The RCSC as the central personnel agency of the Government has the responsibility of creating an apolitical Civil Service but thus far, no mechanisms have been put in place to actually ensure that the Civil Service remains so. Consequently, it has become important to provide civil servants the awareness and ability to navigate the new situation where one has to work closely with elected leaders. It has also become important to provide civil servants the protection required to enable them to perform their duties without fear or favour. Therefore, the RCSC will be coming out with protocols for interaction and communication with elected leaders to be put in place as evidence of their impartial, apolitical, professional advice and which can be used to provide objective basis for RCSC intervention in times of conflict between civil servants and politicians. Explicit policies on record keeping and documentation – hard copies and emails- in relation to interaction with ministerial offices will be put in
place. Protocols are also required to ensure that written notes accompany oral briefs and that records of discussions in all ministerial interactions are maintained. The RCSC will also use the upcoming Executive Forums to discuss these issues so that the executives, who interact most with ministers and politicians, have clarity on how they should engage. At the same time, having such explicit protocols and policies will also have the effect of creating such awareness among the ministers and politicians, and equally important, their expectations from civil servants.

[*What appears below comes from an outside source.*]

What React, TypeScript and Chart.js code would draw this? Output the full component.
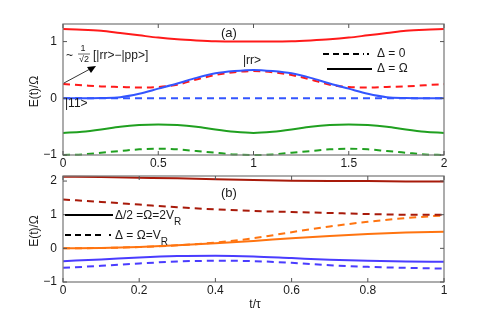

Further the RCSC also faces the challenge of maintain the civil service small, compact and efficient. Making the civil service and efficient has been a daunting task as civil service is the single biggest employer of work force in the country. The civil service to population ration is 1:28 which is quite large as compared to other countries.
With constitutional obligations of the government tom provide free education and primary health care as well as basic infrastructure in a rugged mountainous terrain with scattered population, the optimization of human resources will remain a constant challenges. This is further complicated by systems where there is little accountability for excess recruitment or idle people. At the same time, a number of acts cover institutional arrangements, which may not always be optimal. All this show that maintaining a small compact and efficient Civil Service will remain a constant challenge as the mandate rests with the RCSC but decisions leading to Civil Service growth are not with the RCSC alone. Therefore, it will be important for the RCSC to work closely with all the important institutions. The RCSC has raised these issues in a number of meetings and going forward, proposes to do so periodically.
The other challenge faced by the Civil Service is corruption where 38 civil servants have been investigated by the Anti Corruption Commission ( ACC) of which 34 were suspended. Another 3 cases were sent to the RCSC for administrative action and one, con- victed for misdemeanor, was sent on compulsory retirement. Many of these cases were comprehensively covered by the media, including social media. Notwithstanding the final outcomes of the cases under investigation, there is little doubt that public perception of the integrity and honesty of the Civil Service suffer as a result. As the backbone of good governance, such negative perception is of serious concern for the Commission and effort must be made to reduce such occurrences as this can lead to erosion of public trust.